Registrato tra il giugno e l’ottobre del 1998 a Reykjavìk (Islanda), 13 è il secondo disco in cui si rivelò decisiva l’influenza del chitarrista Graham Coxon. Il britpop – come confermato nell’omonimo Blur – rimane un lontano ricordo, in favore di un sound sempre più ammiccante all’alternative rock. 13 è un disco struggente e malinconico – come suggerito anche dal dipinto in copertina – la cui atmosfera è perfettamente rappresentata dal massiccio uso delle distorsioni applicate alla chitarra elettrica. Inoltre, non dimentichiamo che questo è l’album di Tender.

3. The Great Escape

In piena faida con i famigerati Oasis, impegnati nella cosiddetta “battaglia del britpop”, a settembre del 1995 i Blur pubblicano The Great Escape, il loro quarto album in studio. Siamo in un periodo animato da importanti singoli come Country House, The Universal e Charmless Man, brani che ancora oggi resistono nella memoria dei fan più affezionati. Ma al di là di ciò, The Great Escape rappresenta l’apice del periodo britpop, caratterizzato da brani dal profilo spiccatamente introspettivo grazie al racconto di temi quali la solitudine e il distacco. Il disco uscirà sconfitto dalla “battaglia”, ma invecchierà decisamente meglio nel corso degli anni.

2. Parklife

L’anno è il 1994 e Parklife prosegue sulla via del britpop avviata dal precedente Modern Life Is Rubbish, ritrovandosi a competere direttamente con lo storico Definitely Maybe degli eterni rivali. È il periodo in cui i Blur si identificano nella faccia più borghese della Gran Bretagna, cercando di sabotare dall’interno quello stesso ceto che avrebbero dovuto rappresentare con orgoglio. In ogni caso, Parklife diventa il primo vero successo commerciale della band – complici uno spiccato flirt con il pop e i toni piuttosto ironici della narrazione di Albarn – in cui è tuttora possibile riscontrarne l’anima giovanile.

1. Blur

Un’infermiera che spinge un letto d’ospedale in copertina e il singolo più famoso della band all’interno della tracklist.

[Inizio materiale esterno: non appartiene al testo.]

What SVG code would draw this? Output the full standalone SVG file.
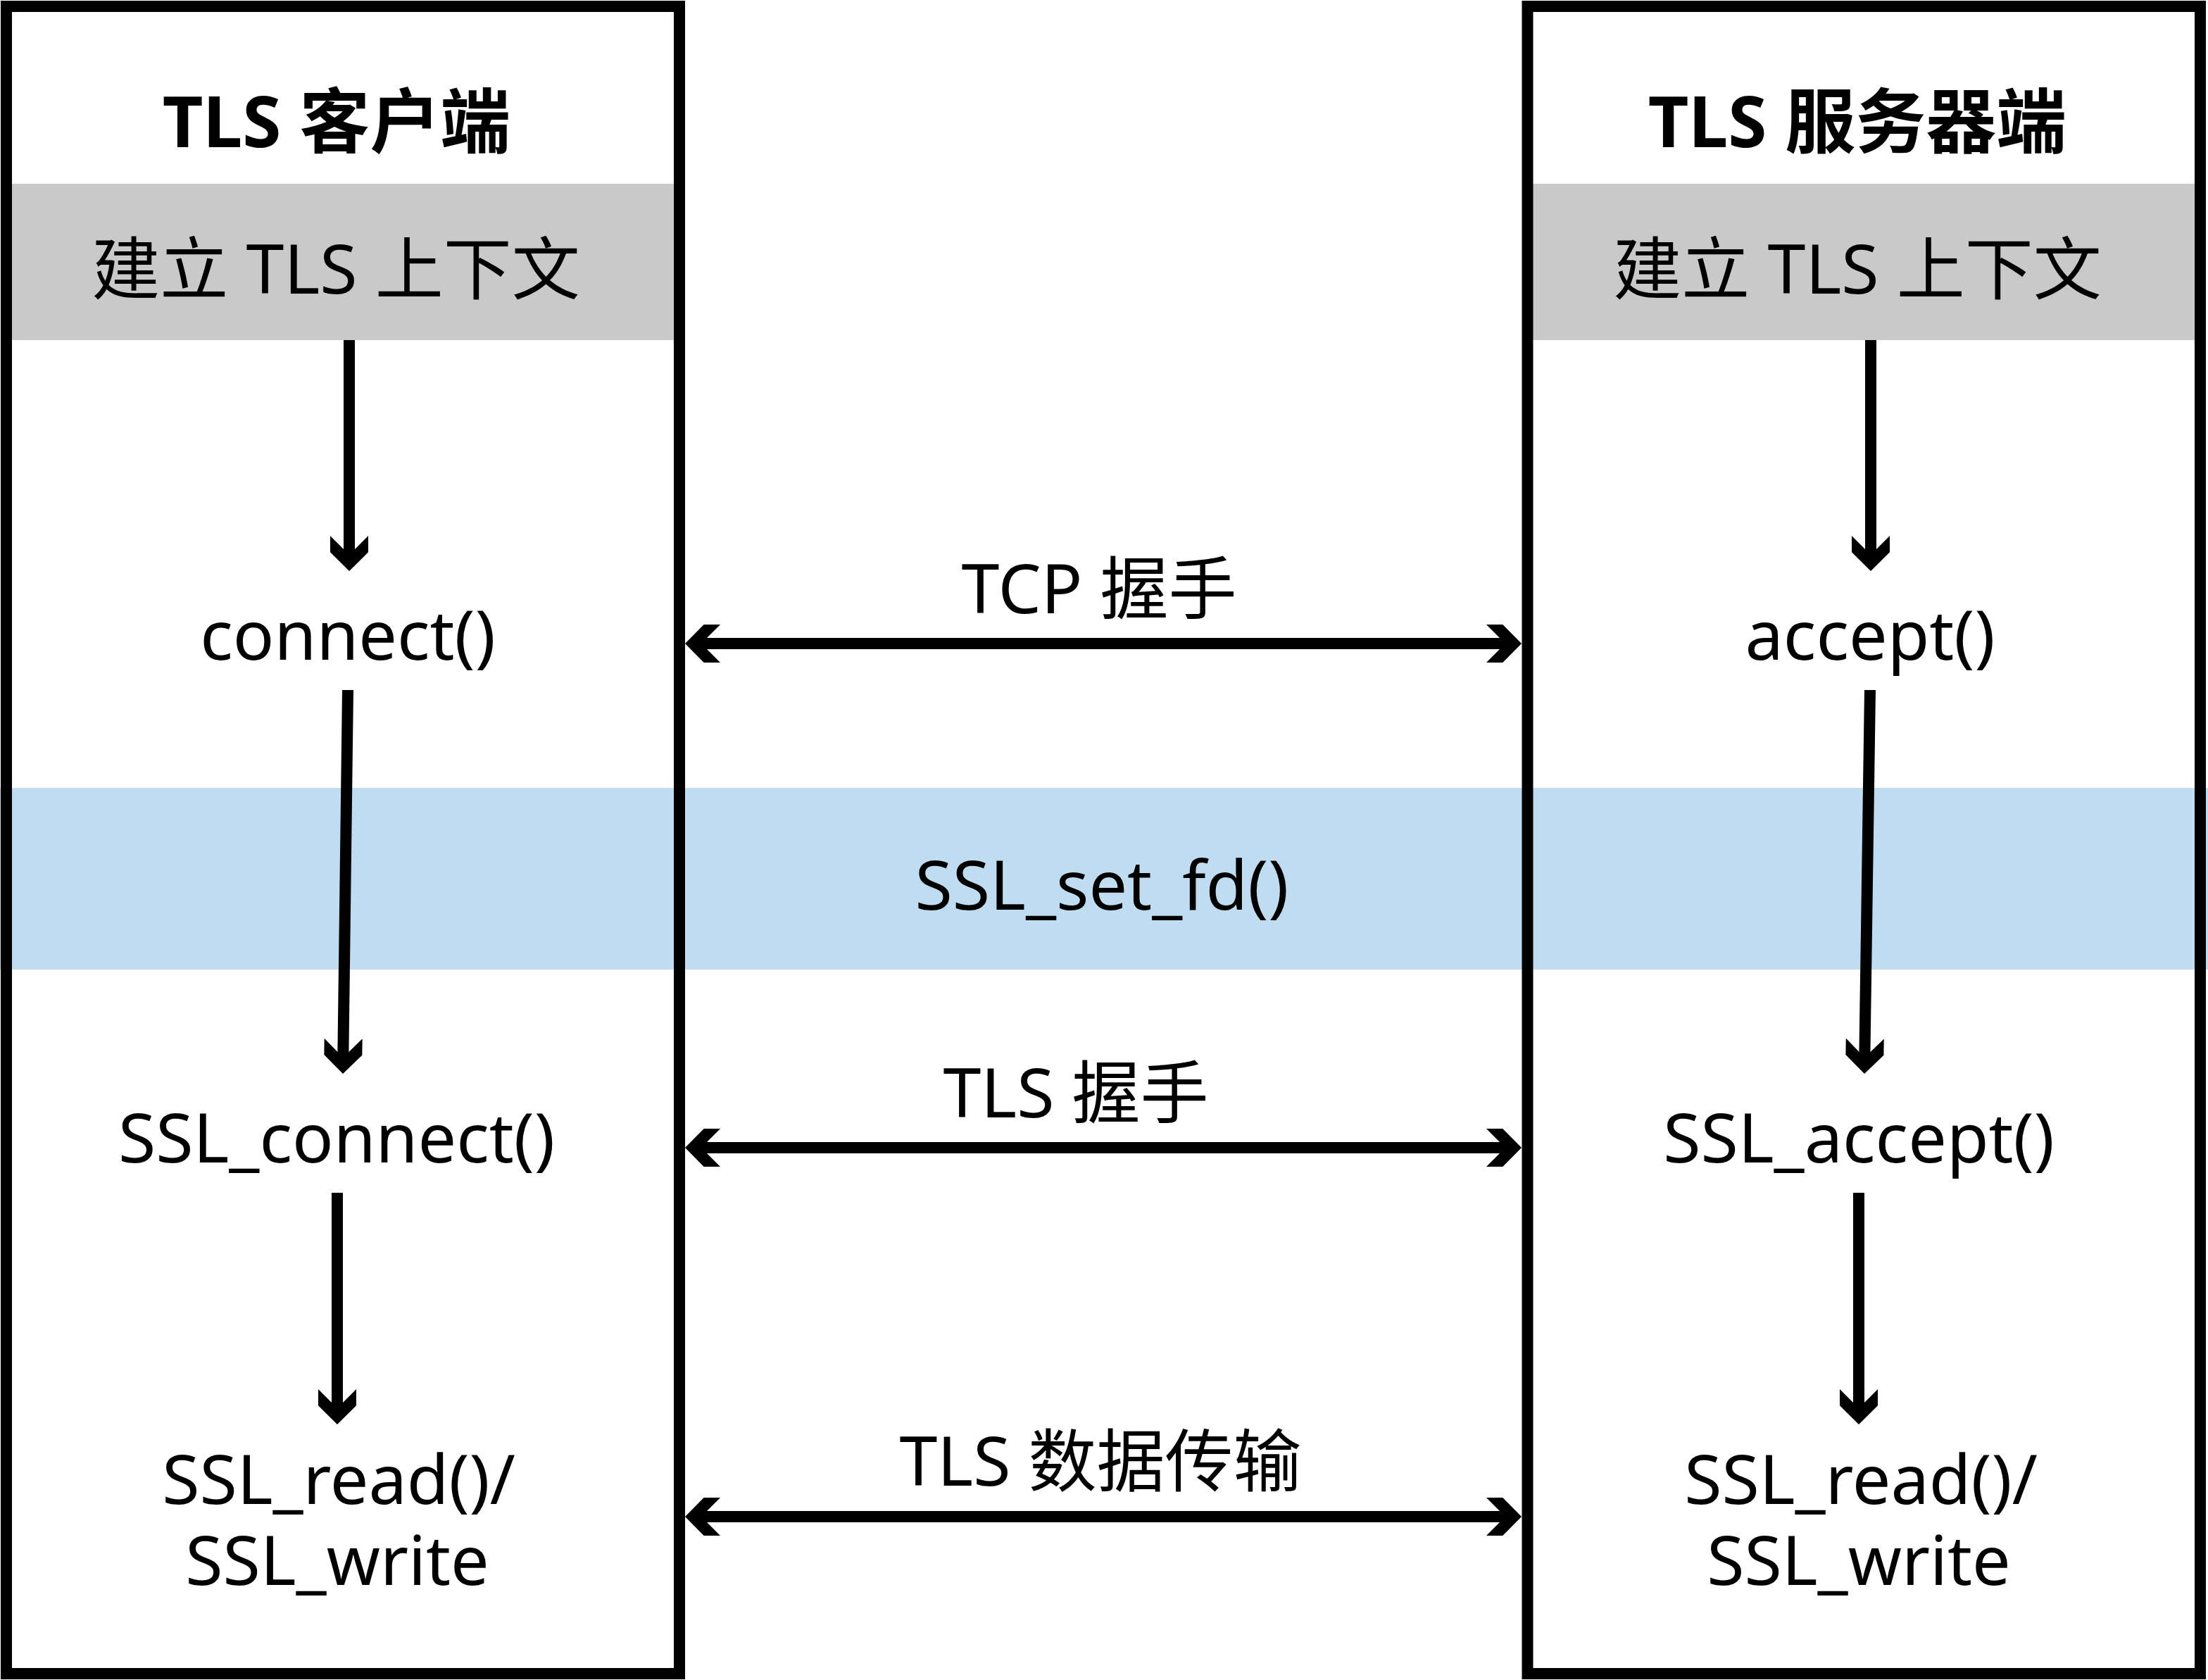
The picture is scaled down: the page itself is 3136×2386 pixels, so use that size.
<svg xmlns="http://www.w3.org/2000/svg" width="3136" height="2386" viewBox="0 0 3136 2386">
<style>
.box{fill:none;stroke:#000;stroke-width:16}
.ctx{fill:#C8C9C8}
.band{fill:#C0DCF1}
.t{font-family:"Noto Sans","Noto Sans CJK SC",sans-serif;font-size:97px;fill:#000;text-anchor:middle}
.h{font-family:"Noto Sans","Noto Sans CJK SC",sans-serif;font-size:100px;font-weight:700;fill:#000;text-anchor:middle}
.c{fill:none;stroke:#000;stroke-width:16}
</style>
<defs>
<marker id="ah" markerUnits="userSpaceOnUse" viewBox="-40 -30 70 60" markerWidth="70" markerHeight="60" refX="0" refY="0" orient="auto-start-reverse" overflow="visible">
<path d="M20,0 L-6.7,-27 L-30,-27 L-3,0 L-30,27 L-6.7,27 Z" fill="#000"/>
</marker>
</defs>
<rect x="0" y="0" width="3136" height="2386" fill="#fff"/>
<g id="ssl-set-fd">
<rect class="band" x="0" y="1119" width="3136" height="258"/>
<text class="t" x="1565" y="1292">SSL_set_fd()</text>
</g>
<g id="client">
<rect class="ctx" x="17" y="261" width="940" height="222"/>
<rect class="box" x="9" y="9" width="956" height="2368"/>
<text class="h" x="478" y="209">TLS 客户端</text>
<text class="t" x="477" y="417">建立 TLS 上下文</text>
</g>
<g id="server">
<rect class="ctx" x="2177" y="261" width="940" height="222"/>
<rect class="box" x="2169.5" y="9" width="955.5" height="2368"/>
<text class="h" x="2638" y="209">TLS 服务器端</text>
<text class="t" x="2638" y="417">建立 TLS 上下文</text>
</g>
<g id="client-connect"><text class="t" x="494" y="937">connect()</text></g>
<g id="client-ssl-connect"><text class="t" x="478" y="1651">SSL_connect()</text></g>
<g id="client-rw"><text class="t"><tspan x="481" y="2136">SSL_read()/</tspan><tspan x="479" y="2251">SSL_write</tspan></text></g>
<g id="server-accept"><text class="t" x="2656" y="937">accept()</text></g>
<g id="server-ssl-accept"><text class="t" x="2640" y="1651">SSL_accept()</text></g>
<g id="server-rw"><text class="t"><tspan x="2643" y="2136">SSL_read()/</tspan><tspan x="2640" y="2251">SSL_write</tspan></text></g>
<g id="connectors">
<line class="c" x1="496" y1="483" x2="496" y2="791" marker-end="url(#ah)"/>
<line class="c" x1="494" y1="980" x2="487.26" y2="1505" marker-end="url(#ah)"/>
<line class="c" x1="479" y1="1694" x2="479" y2="2003" marker-end="url(#ah)"/>
<line class="c" x1="2657" y1="483" x2="2657" y2="791" marker-end="url(#ah)"/>
<line class="c" x1="2656" y1="980" x2="2648.3" y2="1505" marker-end="url(#ah)"/>
<line class="c" x1="2640" y1="1694" x2="2640" y2="2003" marker-end="url(#ah)"/>
<line class="c" x1="993" y1="914" x2="2141" y2="914" marker-start="url(#ah)" marker-end="url(#ah)"/>
<line class="c" x1="993" y1="1630" x2="2141" y2="1630" marker-start="url(#ah)" marker-end="url(#ah)"/>
<line class="c" x1="993" y1="2154" x2="2141" y2="2154" marker-start="url(#ah)" marker-end="url(#ah)"/>
<text class="t" x="1561" y="871">TCP 握手</text>
<text class="t" x="1528" y="1587">TLS 握手</text>
<text class="t" x="1563" y="2110">TLS 数据传输</text>
</g>
</svg>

In una parola? Classico. È in questo periodo che brani come Song 2 e Beetlebum vengono designati come singoli trainanti del nuovo progetto e non possono fare altro che riuscire perfettamente nel loro compito, permettendo al gruppo di conquistare il difficile pubblico americano. Dopo un intero anno di riposo trascorso in Islanda, la band londinese torna con il suo disco più famoso, chiamato semplicemente Blur. L’album segnerà una vera e propria svolta nel sound del gruppo, che preferirà abbandonare la strada del britpop per lanciarsi in un percorso dai forti connotati lo-fi ed indie rock. Si dice che altrettanto forte fu l’influenza di Coxon su Albarn nel definire la direzione che il disco avrebbe dovuto prendere. E con il senno di poi, siamo sicuri che Graham ci avesse visto lungo.